Czechs to Cut Russian Diplomat Numbers Amid Spat
The Czech government said Thursday it would slap a ceiling on the Russian embassy workforce as part of a spiraling diplomatic row, which means dozens of staff will have to leave by next month.
Foreign Minister Jakub Kulhanek said Russia will have until the end of May to withdraw its embassy’s employees to reduce their numbers to the same level as those of the Czech embassy in Moscow.
The Russian foreign ministry threatened retaliation.
Prague currently has a total of 24 embassy staff in Russia, which in turn has 94 staff in Prague.
Dozens of diplomats were expelled earlier this week on both sides over allegations from the Czech government that Russian spies orchestrated a fatal explosion on Czech soil in 2014.
“In line with article 11 of the Vienna Convention [on Diplomatic Relations], we will limit the number of Russian embassy staff in Prague to the actual number at our embassy in Moscow,” Kulhanek told reporters.
He gave Moscow an ultimatum Wednesday to allow 20 Czech diplomats who were expelled in a retaliatory move to return to work by noon on Thursday, claiming they had done nothing wrong.
“Russia’s reaction was absolutely disproportionate, the diplomats didn’t do anything wrong,” Kulhanek said Thursday, pointing out that Prague had earlier expelled only 18 Russian diplomats over the spying suspicions.
The 1961 Vienna Convention says that if there is no agreement on the size of embassies between two countries, the receiving state may keep the foreign mission “within limits considered by it to be reasonable and normal.”

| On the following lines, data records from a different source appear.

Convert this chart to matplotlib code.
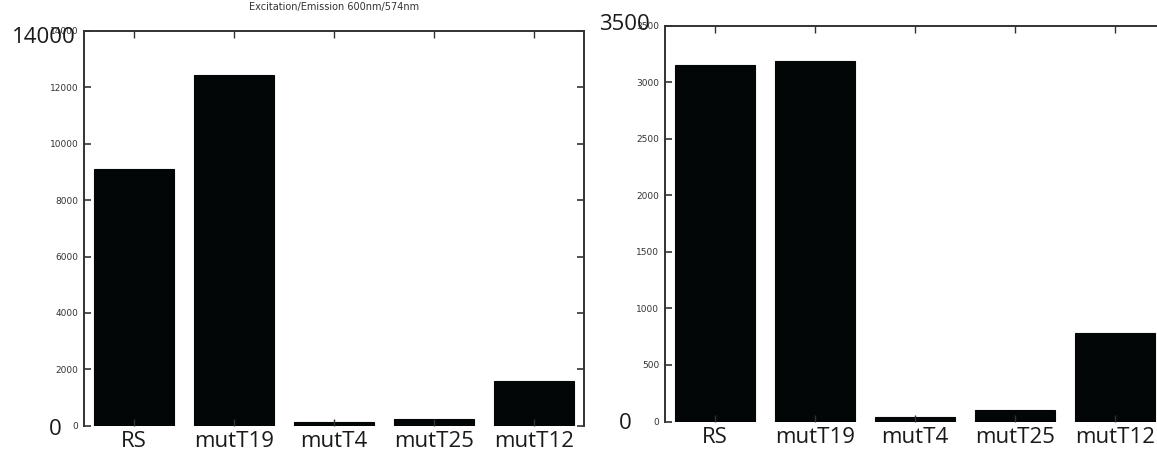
import matplotlib
matplotlib.use("Agg")
import matplotlib.pyplot as plt
from matplotlib.transforms import offset_copy

# Fluorescence readings per strain
strains = ["RS", "mutT19", "mutT4", "mutT25", "mutT12"]
left_values = [9090, 12450, 120, 250, 1595]
right_values = [3150, 3188, 42, 106, 780]

left_yticks = [0, 2000, 4000, 6000, 8000, 10000, 12000, 14000]
right_yticks = [0, 500, 1000, 1500, 2000, 2500, 3000, 3500]

title_text = "Excitation/Emission 600nm/574nm"

W, H = 1157, 455
fig = plt.figure(figsize=(W / 100, H / 100), dpi=100)

small_font = ["Liberation Sans Narrow", "DejaVu Sans"]
big_font = ["Open Sans", "DejaVu Sans"]


def px_axes(x0, x1, ytop, ybot):
    return fig.add_axes([x0 / W, (H - ybot) / H, (x1 - x0) / W, (ybot - ytop) / H])


def style_axes(ax, values, yticks):
    pos = list(range(1, len(strains) + 1))
    ax.bar(pos, values, width=0.8, color="#030607", edgecolor="#030607", linewidth=0.8)
    ax.set_xlim(0.5, len(strains) + 0.5)
    ax.set_ylim(yticks[0], yticks[-1])
    ax.set_yticks(yticks)
    ax.set_yticklabels([str(t) for t in yticks], fontsize=6.5, family=small_font,
                       color="#333333")
    ax.set_xticks(pos)
    ax.set_xticklabels(strains, fontsize=16, family=big_font, color="#1a1a1a")
    ax.tick_params(axis="y", direction="in", length=5, width=1.2, left=True, right=True,
                   pad=4, color="#333333")
    ax.tick_params(axis="x", direction="in", length=5, width=1.0, top=True, bottom=True,
                   pad=4, color="#333333")
    for side in ("left", "top", "right"):
        ax.spines[side].set_linewidth(1.4)
        ax.spines[side].set_color("#333333")
    ax.spines["bottom"].set_visible(False)
    ax.set_zorder(1)


def big_label(ax, xfrac, yval, dy_pts):
    tr = offset_copy(ax.get_yaxis_transform(), fig=fig, x=0, y=dy_pts, units="points")
    ax.text(xfrac, yval, str(yval), transform=tr, ha="right", va="center",
            fontsize=16, family=big_font, color="#1a1a1a", clip_on=False)


# Left panel
axl = px_axes(84, 584, 30.9, 425.7)
style_axes(axl, left_values, left_yticks)
axl.set_title(title_text, fontsize=7, family=small_font, color="#333333", pad=15)
big_label(axl, -0.016, left_yticks[-1], -5)
big_label(axl, -0.044, left_yticks[0], -2.5)

# Right panel (extends past the figure edge)
axr = px_axes(665, 1165, 25.8, 421.5)
style_axes(axr, right_values, right_yticks)
big_label(axr, -0.03, right_yticks[-1], 1)
big_label(axr, -0.066, right_yticks[0], -1.5)

fig.savefig("out.png", dpi=100)
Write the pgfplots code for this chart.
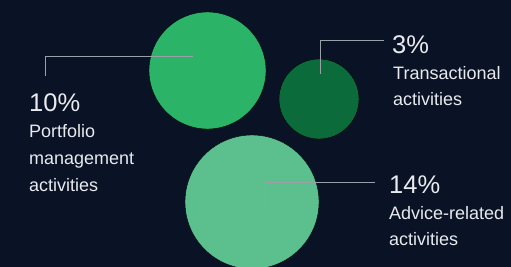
\documentclass[border=0pt]{standalone}
\usepackage{pgfplots}
\pgfplotsset{compat=1.18}
\usepackage{fontspec}
\setmainfont{Liberation Sans}
\definecolor{bg}{HTML}{0A1326}
\definecolor{cA}{HTML}{2BB467}
\definecolor{cB}{HTML}{0B6B3A}
\definecolor{cC}{HTML}{5BC08E}
\definecolor{txt}{HTML}{E8EAEE}
\definecolor{ln}{HTML}{9AA0A8}
\newcommand{\pctfont}{\fontsize{25.5bp}{28bp}\selectfont}
\newcommand{\labfont}{\fontsize{18bp}{22bp}\selectfont}
\begin{document}
\begin{tikzpicture}
\begin{axis}[width=511bp,height=267bp,scale only axis,
  xmin=0,xmax=511,ymin=0,ymax=267,y dir=reverse,hide axis,clip=true,
  clip marker paths=true,
  axis background/.style={fill=bg}]
\addplot[only marks,mark=*,mark size=58.5bp,mark options={fill=cA,draw=none}] coordinates {(207.5,70.5)};
\addplot[only marks,mark=*,mark size=40bp,mark options={fill=cB,draw=none}] coordinates {(319,99)};
\addplot[only marks,mark=*,mark size=67bp,mark options={fill=cC,draw=none}] coordinates {(252,202)};
\addplot[ln,line width=0.8bp] coordinates {(45,75.5) (45,56) (193,56)};
\addplot[ln,line width=0.8bp] coordinates {(320,74) (320,40) (384,40)};
\addplot[ln,line width=0.8bp] coordinates {(265,212) (265,182) (375,182)};
\node[anchor=base west,inner sep=0,txt] at (axis cs:29,111) {\pctfont 10\%};
\node[anchor=base west,inner sep=0,txt] at (axis cs:29,137) {\labfont Portfolio};
\node[anchor=base west,inner sep=0,txt] at (axis cs:29,164) {\labfont management};
\node[anchor=base west,inner sep=0,txt] at (axis cs:29,191) {\labfont activities};
\node[anchor=base west,inner sep=0,txt] at (axis cs:392,53) {\pctfont 3\%};
\node[anchor=base west,inner sep=0,txt] at (axis cs:393,79) {\labfont Transactional};
\node[anchor=base west,inner sep=0,txt] at (axis cs:393,105) {\labfont activities};
\node[anchor=base west,inner sep=0,txt] at (axis cs:389,193) {\pctfont 14\%};
\node[anchor=base west,inner sep=0,txt] at (axis cs:389,219) {\labfont Advice-related};
\node[anchor=base west,inner sep=0,txt] at (axis cs:389,245) {\labfont activities};
\end{axis}
\end{tikzpicture}
\end{document}
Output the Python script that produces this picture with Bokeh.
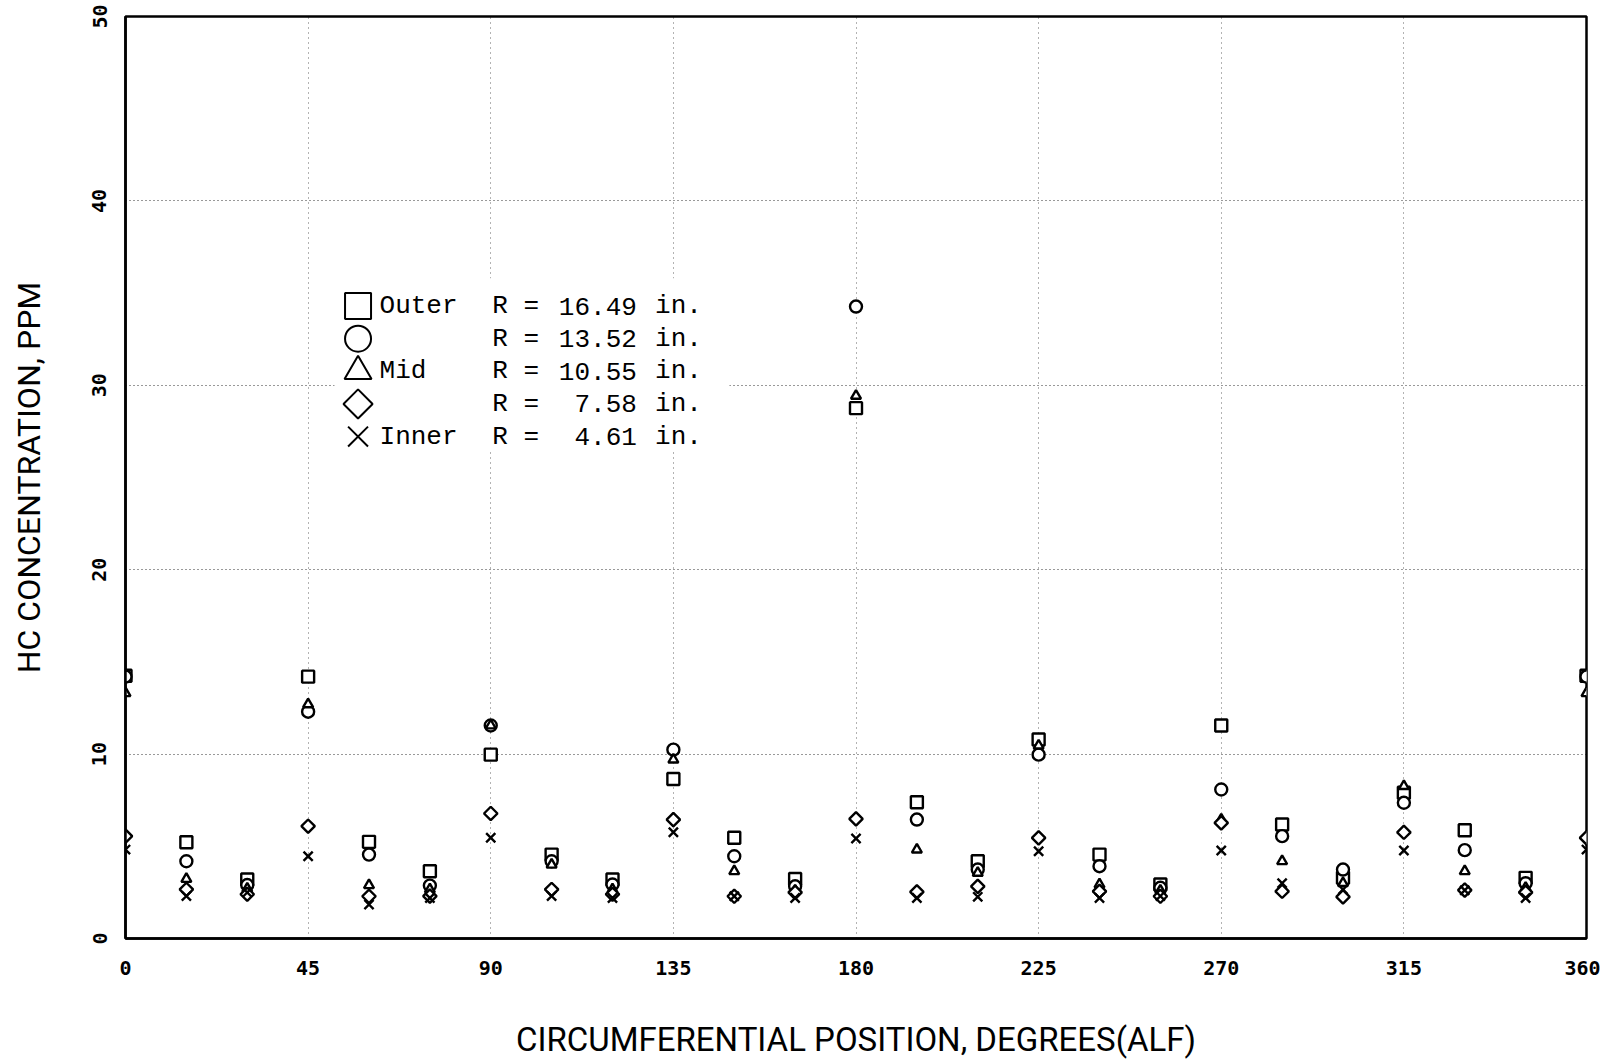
import math
from bokeh.plotting import figure
from bokeh.models import Label, BoxAnnotation, FixedTicker, ColumnDataSource
from bokeh.embed import file_html
from bokeh.resources import INLINE

# ---- data ----
angles = [0, 15, 30, 45, 60, 75, 90, 105, 120, 135, 150, 165, 180,
          195, 210, 225, 240, 255, 270, 285, 300, 315, 330, 345, 360]

outer_1649 = [14.25, 5.22, 3.2, 14.2, 5.24, 3.65, 9.97, 4.55, 3.2, 8.65, 5.46, 3.23, 28.76,
              7.39, 4.19, 10.79, 4.55, 2.93, 11.55, 6.18, 3.29, 7.9, 5.87, 3.29, 14.25]
r_1352 = [14.2, 4.19, 2.9, 12.3, 4.55, 2.87, 11.55, 4.19, 2.93, 10.24, 4.46, 2.83, 34.27,
          6.45, 3.74, 9.97, 3.92, 2.75, 8.08, 5.55, 3.74, 7.36, 4.79, 3.0, 14.2]
mid_1055 = [13.3, 3.23, 2.7, 12.7, 2.89, 2.66, 11.55, 4.0, 2.66, 9.7, 3.65, 2.6, 29.43,
            4.82, 3.56, 10.46, 2.93, 2.6, 6.45, 4.19, 3.0, 8.26, 3.65, 2.75, 13.3]
r_758 = [5.55, 2.66, 2.4, 6.09, 2.29, 2.3, 6.78, 2.66, 2.4, 6.45, 2.29, 2.5, 6.49,
         2.53, 2.83, 5.46, 2.56, 2.29, 6.27, 2.56, 2.26, 5.76, 2.62, 2.5, 5.46]
inner_461 = [4.82, 2.3, 2.5, 4.46, 1.84, 2.2, 5.46, 2.3, 2.2, 5.76, 2.29, 2.2, 5.42,
             2.2, 2.26, 4.73, 2.2, 2.3, 4.77, 3.0, 2.66, 4.77, 2.62, 2.2, 4.82]

series_names = ["Outer", "", "Mid", "", "Inner"]
series_radii = ["16.49", "13.52", "10.55", "7.58", "4.61"]
series_markers = ["square", "circle", "triangle", "diamond", "x"]
series_values = [outer_1649, r_1352, mid_1055, r_758, inner_461]

x_ticks = [0, 45, 90, 135, 180, 225, 270, 315, 360]
y_ticks = [0, 10, 20, 30, 40, 50]

# ---- figure ----
p = figure(width=1600, height=1061, x_range=(0, 360), y_range=(0, 50),
           output_backend="svg", toolbar_location=None,
           min_border_left=125, min_border_right=14, min_border_top=16, min_border_bottom=110)
p.background_fill_color = "white"
p.border_fill_color = "white"
p.outline_line_color = "black"
p.outline_line_width = 2.5

tick_font = "DejaVu Sans Mono"
title_font = "Roboto"

p.xaxis.ticker = FixedTicker(ticks=x_ticks)
p.yaxis.ticker = FixedTicker(ticks=y_ticks)
for ax in (p.xaxis, p.yaxis):
    ax.axis_line_color = "black"
    ax.axis_line_width = 2.5
    ax.major_tick_in = 0
    ax.major_tick_out = 0
    ax.minor_tick_in = 0
    ax.minor_tick_out = 0
    ax.major_label_text_font = tick_font
    ax.major_label_text_font_style = "bold"
    ax.major_label_text_font_size = "20px"
    ax.major_label_text_color = "black"
    ax.axis_label_text_font = title_font
    ax.axis_label_text_font_style = "normal"
    ax.axis_label_text_color = "black"

p.xaxis.axis_label = "CIRCUMFERENTIAL POSITION, DEGREES(ALF)"
p.yaxis.axis_label = "HC CONCENTRATION, PPM"
p.xaxis.axis_label_text_font_size = "33px"
p.yaxis.axis_label_text_font_size = "32px"
p.xaxis.major_label_standoff = 22
p.xaxis.axis_label_standoff = 42
p.yaxis.major_label_orientation = "vertical"
p.yaxis.major_label_standoff = 19
p.yaxis.axis_label_standoff = 42

p.xgrid.grid_line_color = "black"
p.xgrid.grid_line_dash = "1 4"
p.xgrid.grid_line_alpha = 0.6
p.ygrid.grid_line_color = "black"
p.ygrid.grid_line_dash = "1 3"
p.ygrid.grid_line_alpha = 0.8

# plotter-style diamond = square rotated by 45 degrees
marker_glyph = {"square": ("square", 12, 0.0), "circle": ("circle", 12, 0.0),
                "triangle": ("triangle", 10, 0.0), "diamond": ("square", 9.5, math.pi / 4),
                "x": ("x", 13, 0.0)}
for vals, mk in zip(series_values, series_markers):
    g, sz, ang = marker_glyph[mk]
    src = ColumnDataSource(dict(x=angles, y=vals))
    p.scatter("x", "y", source=src, marker=g, size=sz, angle=ang,
              line_color="black", line_width=2.4, fill_color="white" if mk != "x" else None,
              fill_alpha=1.0)

# ---- legend box (manual, as in the plotter original) ----
leg_sym_x = 57.3
leg_name_x = 62.6
leg_r_x = 90.4
leg_num_right = 126.0
leg_in_x = 130.5
leg_top = 34.3
leg_step = 1.77

p.add_layout(BoxAnnotation(left=51.5, right=148.8, bottom=26.4, top=35.8,
                           fill_color="white", fill_alpha=1.0, line_color=None, level="underlay"))

leg_font = "Liberation Mono"
rows_y = [leg_top - i * leg_step for i in range(len(series_names))]
for yy, mk in zip(rows_y, series_markers):
    g, sz, ang = marker_glyph[mk]
    p.scatter([leg_sym_x], [yy], marker=g, size=sz * 26 / 12 if mk != "triangle" else 27,
              angle=ang, line_color="black", line_width=2, fill_color=None)
for yy, nm, rad in zip(rows_y, series_names, series_radii):
    common = dict(y=yy, text_font=leg_font, text_font_size="26px", text_color="black",
                  text_baseline="middle")
    if nm:
        p.add_layout(Label(x=leg_name_x, text=nm, text_align="left", **common))
    p.add_layout(Label(x=leg_r_x, text="R =", text_align="left", **common))
    p.add_layout(Label(x=leg_num_right, text=rad, text_align="right", **common))
    p.add_layout(Label(x=leg_in_x, text="in.", text_align="left", **common))

open("out.html", "w").write(file_html(p, INLINE))
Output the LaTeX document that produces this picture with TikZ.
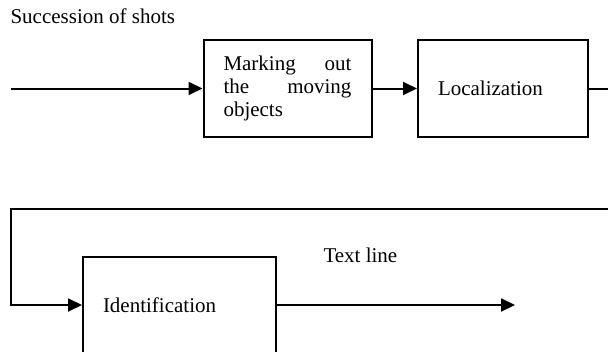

Kulhanek said Prague was willing to discuss the set-up with Russia in the future.
But the Russian foreign ministry, which summoned the Czech ambassador to Moscow for Thursday afternoon, reacted angrily.
“Prague decided to take the road to destroy the relation and won’t have to wait long for our answer,” Russian foreign ministry spokeswoman Maria Zakharova told reporters.
Prague on Saturday accused the Russian foreign intelligence service of being behind an explosion at an ammunition depot near the eastern village of Vrbetice in 2014 that killed two Czech nationals.
Police are seeking two men in connection with that blast, as well as a second, non-fatal explosion nearby later the same year.
Britain has identified the same men as suspects in the 2018 poisoning of former Russian double agent Sergei Skripal in Salisbury, England.
Some media reports have suggested the arms may have been destined for Ukraine.
The explosions occurred the same year that Russia annexed the Crimean peninsula from Ukraine and a conflict broke out between Ukrainian forces and Russia-backed rebels in the east of the country.